As 2013 draws to a close, a new asset class is emerging – the joining of established and innovative technology transfer teams with university-focused venture funds, which are often affiliated to one or more universities and even part or fully financed by them.

Our review of this year’s big themes, and data on the number of university venturing funds, starts on page 20 of the magazine.

Next month, Global University Venturing will review the deal activity for 2013, once the final figures are in, and look ahead to the survey respondents’ expectations for the year.

One of the most exciting developments this year has been the willingness of universities round the world to collaborate more and accept an openness to ideas or specialisms from other institutions that can be helpful to their own administration and services.
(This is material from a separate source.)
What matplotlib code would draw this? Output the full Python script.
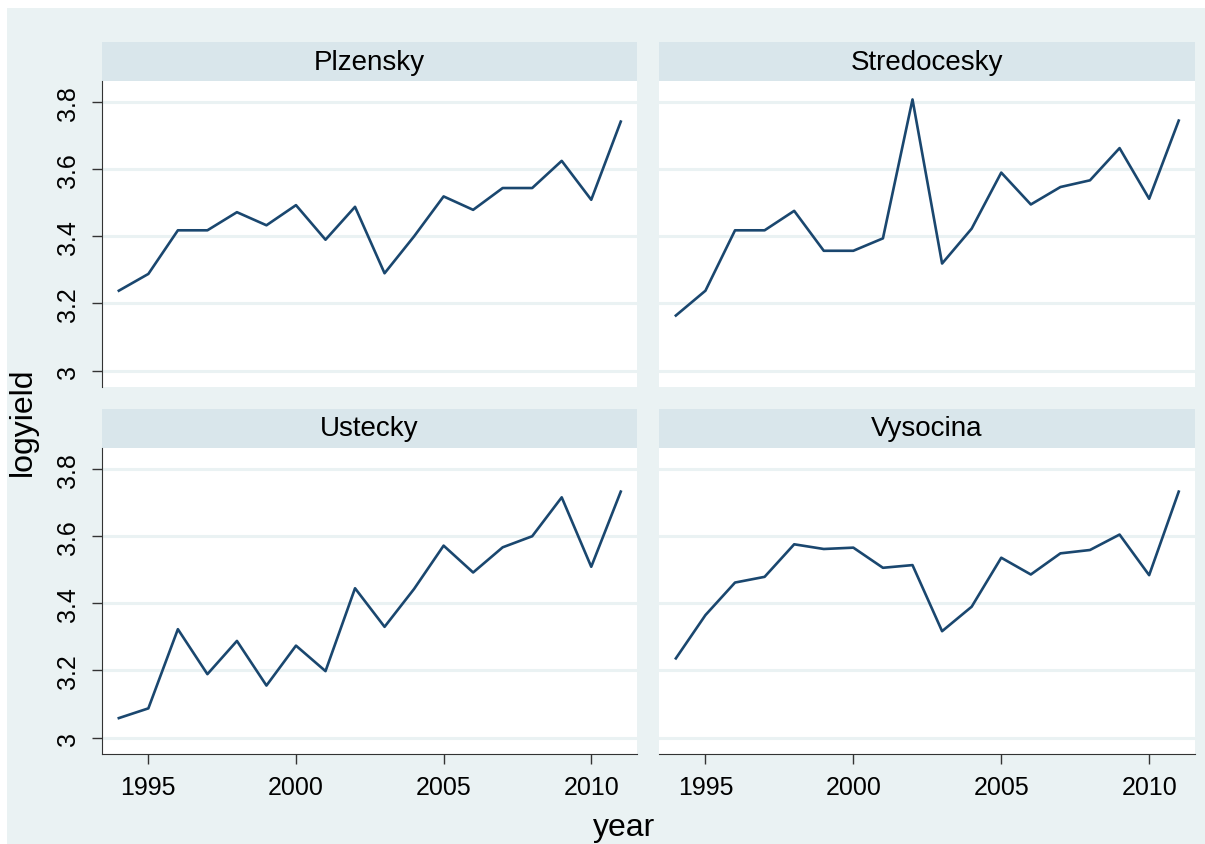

Shelley Harrison, senior adviser to Coller Capital and executive-in-residence at New York University, in a powerful speech at our inaugural Summit in mid-October, pointed to the way the city’s Center for Urban Science & Progress was acting as a catalyst for entrepreneurialism and working with corporations and six other universities round the world. Harrison will also chair Global University Venturing’s advisory board from next year.

A similar collaborative model has started a reinvigoration of France’s tech transfer industry, while Russia-based Skoltech has recently issued its memorandum of understanding for the launch of an International Proof of Concept Association, which could complement existing bodies, such as the Association of University Technology Managers, the National Council of Entrepreneurial Tech Transfer (NCET2), ProTon Europe – the European knowledge transfer association, the International Strategic Technology Alliance and Praxis-Unico.
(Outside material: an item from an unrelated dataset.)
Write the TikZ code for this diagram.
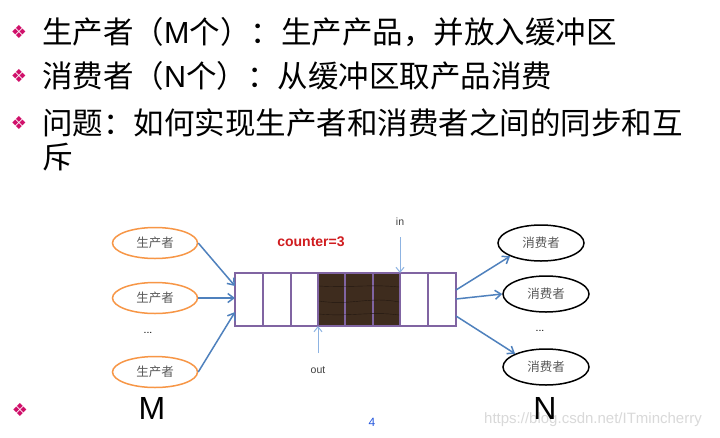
\documentclass[tikz,border=0pt]{standalone}
\usepackage{fontspec}
\setmainfont{Liberation Sans}
\newfontfamily\cjk{Noto Sans CJK SC}
\newfontfamily\djsans{DejaVu Sans}
\usetikzlibrary{arrows.meta,shapes.geometric}
\definecolor{bulletc}{HTML}{D0106A}
\definecolor{arrowc}{HTML}{4F81BD}
\definecolor{lightarrow}{HTML}{8DB3E2}
\definecolor{buf}{HTML}{8064A2}
\definecolor{wood}{HTML}{3E2C1E}
\definecolor{orangec}{HTML}{F79646}
\definecolor{redc}{HTML}{D01C1F}
\definecolor{pageblue}{HTML}{2255DD}
\tikzset{
  bul/.style={text=bulletc, font=\djsans\fontsize{18}{18}\selectfont, inner sep=0pt},
  line/.style={anchor=base west, inner sep=0pt, font=\cjk\fontsize{30.5}{30.5}\selectfont},
  prod/.style={ellipse, draw=orangec, line width=1.5pt, minimum width=85pt, minimum height=31pt, inner sep=0pt, font=\cjk\fontsize{12.5}{12.5}\selectfont, text=black!65},
  cons/.style={ellipse, draw=black, line width=1.5pt, minimum width=86pt, minimum height=36pt, inner sep=0pt, font=\cjk\fontsize{12.5}{12.5}\selectfont, text=black!65},
  cell/.style={draw=buf, line width=1.3pt},
  darkcell/.style={draw=buf, line width=1.3pt, fill=wood},
  flow/.style={draw=arrowc, line width=1.5pt, -{Straight Barb[length=6pt,width=9pt]}},
  ptr/.style={draw=lightarrow, line width=1pt, -{Straight Barb[length=5pt,width=8pt]}},
  big/.style={font=\fontsize{32}{32}\selectfont, inner sep=0pt},
  small/.style={font=\fontsize{10.5}{10.5}\selectfont, inner sep=0pt, text=black!75},
}
\begin{document}
\begin{tikzpicture}[x=1pt,y=-1pt]
\useasboundingbox (0,0) rectangle (720,437);
\fill[white] (0,0) rectangle (720,437);
% bullets and text
\node[bul] (b1) at (19,32) {❖};
\node[bul] (b2) at (19,76) {❖};
\node[bul] (b3) at (19,123) {❖};
\node[bul] (b4) at (20,410) {❖};
\node[line] (t1) at (42,43) {生产者（\fontspec{Liberation Sans}M\cjk 个）：生产产品，并放入缓冲区};
\node[line] (t2) at (42,87) {消费者（\fontspec{Liberation Sans}N\cjk 个）：从缓冲区取产品消费};
\node[line] (t3) at (42,134) {问题：如何实现生产者和消费者之间的同步和互};
\node[line] (t4) at (42,168) {斥};
% producers
\node[prod] (p1) at (155,243) {生产者};
\node[prod] (p2) at (155,298) {生产者};
\node[prod] (p3) at (155,372) {生产者};
\node[small, text=black] (pd) at (148,333) {...};
% consumers
\node[cons] (c1) at (541,243) {消费者};
\node[cons] (c2) at (546,294) {消费者};
\node[cons] (c3) at (546,367) {消费者};
\node[small, text=black] (cd) at (540,331) {...};
% buffer
\draw[cell] (235,273) rectangle (263,326);
\draw[cell] (263,273) rectangle (291,326);
\draw[cell] (291,273) rectangle (318,326);
\draw[darkcell] (318,273) rectangle (345,326);
\draw[darkcell] (345,273) rectangle (373,326);
\draw[darkcell] (373,273) rectangle (400,326);
\draw[cell] (400,273) rectangle (428,326);
\draw[cell] (428,273) rectangle (456,326);
\foreach \yy/\dx in {286/2,301/5,314/3}{
  \draw[black!45!wood, line width=0.4pt] (319,\yy) .. controls (350,\yy+\dx) and (370,\yy-\dx) .. (399,\yy+1);
}
\coordinate (bin1) at (235,286);
\coordinate (bin2) at (235,298);
\coordinate (bin3) at (235,312);
\coordinate (bout1) at (456,290);
\coordinate (bout2) at (456,299);
\coordinate (bout3) at (456,316);
\node[text=redc, font=\bfseries\fontsize{14}{14}\selectfont, inner sep=0pt] (cnt) at (311,242) {counter=3};
% pointers
\node[small] (in) at (400,222) {in};
\node[small] (out) at (318,370) {out};
\coordinate (inTip) at (400,273);
\coordinate (outTip) at (318,326);
\draw[ptr] (400,237) -- (inTip);
\draw[ptr] (318,353) -- (outTip);
% flows
\draw[flow] (p1.east) -- (bin1);
\draw[flow] (p2.east) -- (bin2);
\draw[flow] (p3.east) -- (bin3);
\draw[flow] (bout1) -- (c1.south west);
\draw[flow] (bout2) -- (c2.west);
\draw[flow] (bout3) -- (c3.north west);
% labels
\node[text=black!15, font=\fontsize{15}{15}\selectfont, inner sep=0pt, anchor=west] (wm) at (484,420) {https://blog.csdn.net/ITmincherry};
\node[big] (M) at (152,408) {M};
\node[big] (N) at (545,408) {N};
\node[text=pageblue, font=\fontsize{12}{12}\selectfont, inner sep=0pt] (pg) at (372,422) {4};
\end{tikzpicture}
\end{document}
As a trade paper, Global University Venturing is keen to work with all such bodies as they continue their good work in bringing best practices and the ecosystem together.

Universities offer the chance to act as collaborative gatekeepers in this emerging entrepreneurial ecosystem.

In a presentation at Japan-based Hitotsubashi University last month, Erik Vermeulen, counsel at Netherlandsbased healthcare company Philips and a professor at its local Tilburg University, presented insights* into how the venture ecosystem is being developed around the socalled Cs model.

The tools of financial services, encouraged by governments, universities, service providers and incumbent corporations, can come together to support entrepreneurs through the six Cs – co-ordination, connection, conversation, community, collaboration and co-creation.

Universities bring together a unique combination of talented youth with experienced teachers and mentors in an environment encouraging debate and, hopefully, creativity.

This is a lodestar around which the rest of society can congregate. Allied with government funding and the power to convene people, and corporations willing to invest in research and university startups, there is a nexus facilitating the commercialisation of the best ideas and helping to shape the world for the better, rather than allow those ideas to languish on the drawing board or gather dust as an unseen patent.

Building on this process, and with the hope that any new asset class will deliver on its promise, is the challenge for the next decade.

 *Vermeulen’s insights for a European Commission expert working group paper to be published shortly stemmed from his bespoke analysis of Global Corporate Venturing’s proprietary information on 135 fund and programme launches in a 15-month period and an introduction we made to one of our readers at media group Nielsen’s corporate venturing unit, Pereg Ventures.